Abstract

This work concerns the manipulation of a twisted curved-pipe flow for mixing enhancement. Previous works have shown that geometrical perturbations to a curved-pipe flow can increase mixing and heat transfer by chaotic advection. In this work the flow entering the twisted pipe undergoes a pulsatile motion. The flow is studied experimentally and numerically. The numerical study is carried out by a computational fluid dynamics (CFD) code (FLUENT 6) in which a pulsatile velocity field is imposed as an inlet condition. The experimental setup involves principally a “Scotch-yoke” pulsatile generator and a twisted curved pipe. Laser Doppler velocimetry measurements have shown that the Scotch-yoke generator produces pure sinusoidal instantaneous mean velocities with a mean deviation of 3%. Visualizations by laser-induced fluorescence and velocity measurements, coupled with the numerical results, have permitted analysis of the evolution of the swirling secondary flow structures that develop along the bends during the pulsation phase.
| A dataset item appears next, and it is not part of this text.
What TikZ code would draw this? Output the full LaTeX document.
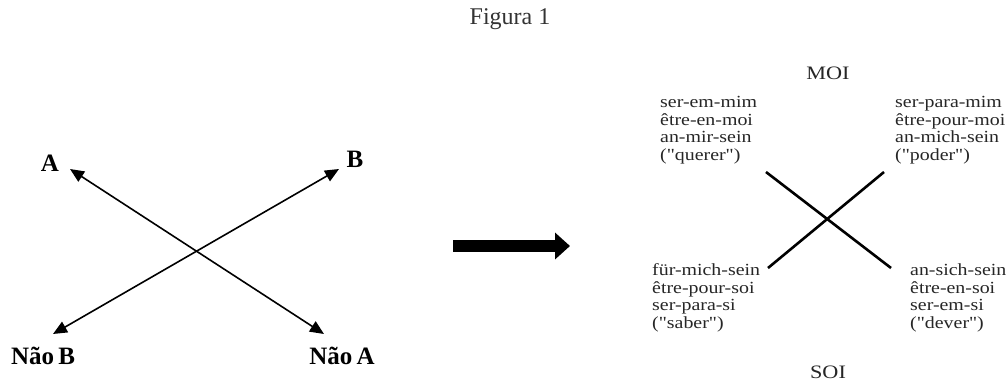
\documentclass[tikz,border=0pt]{standalone}
\usepackage{fontspec}
\setmainfont{Liberation Serif}
\newfontfamily\rfont{Liberation Serif}[FakeStretch=1.17, Ligatures=TeXOff]
\usetikzlibrary{arrows.meta}
\begin{document}
\begin{tikzpicture}[x=1pt,y=-1pt,
  lbl/.style={font=\fontsize{25}{25}\selectfont\bfseries, inner sep=0pt},
  word/.style={font=\rfont\fontsize{17}{17.5}\selectfont, align=left, inner sep=0pt, anchor=west, text=black!85},
  pole/.style={font=\rfont\fontsize{19}{19}\selectfont, inner sep=0pt, text=black!85},
  thin arrow/.style={line width=1.6pt, {Triangle[length=14pt,width=12pt]}-{Triangle[length=14pt,width=12pt]}},
  cross/.style={line width=2.6pt}
]
\useasboundingbox (0,0) rectangle (1008,383);
\node[font=\fontsize{24}{24}\selectfont, inner sep=0pt, text=black!80] (title) at (510,19) {Figura 1};

% left diagram
\node[lbl] (A) at (50,163) {A};
\node[lbl] (B) at (355,159) {B};
\node[lbl] (nB) at (43,356) {Não\,B};
\node[lbl] (nA) at (342,356) {Não\,A};
\coordinate (tA) at (70,169);
\coordinate (tB) at (339,169);
\coordinate (tnB) at (53,334);
\coordinate (tnA) at (324,334);
\draw[thin arrow] (tA) -- (tnA);
\draw[thin arrow] (tnB) -- (tB);

% big arrow
\coordinate (bs) at (453,246);
\coordinate (be) at (570,246);
\draw[line width=12pt, -{Triangle[length=15pt,width=26pt]}] (bs) -- (be);

% right diagram
\node[pole] (moi) at (828,73) {MOI};
\node[pole] (soi) at (828,372) {SOI};
\node[word] (tl) at (660,130) {ser-em-mim\\être-en-moi\\an-mir-sein\\("querer")};
\node[word] (tr) at (895,130) {ser-para-mim\\être-pour-moi\\an-mich-sein\\("poder")};
\node[word] (bl) at (652,298) {für-mich-sein\\être-pour-soi\\ser-para-si\\("saber")};
\node[word] (br) at (910,298) {an-sich-sein\\être-en-soi\\ser-em-si\\("dever")};
\coordinate (c1) at (766,172);
\coordinate (c2) at (891,268);
\coordinate (c3) at (884,172);
\coordinate (c4) at (768,268);
\draw[cross] (c1) -- (c2);
\draw[cross] (c3) -- (c4);
\end{tikzpicture}
\end{document}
These measurements were made for a range of steady Reynolds number (300≤Rest≤1200), frequency parameter (1≤α=r0⋅(ω/υ)1/2<20), and two velocity component ratios (β=Umax,osc/Ust). We observe satisfactory agreement between the numerical and experimental results. For high β, the secondary flow structure is modified by a Lyne instability and a siphon effect during the deceleration phase. The intensity of the secondary flow decreases as the parameter α increases during the acceleration phase. During the deceleration phase, under the effect of reverse flow, the secondary flow intensity increases with the appearance of Lyne flow. Experimental results also show that pulsating flow through a twisted curved pipe increases mixing over the steady twisted curved pipe. This mixing enhancement increases with β.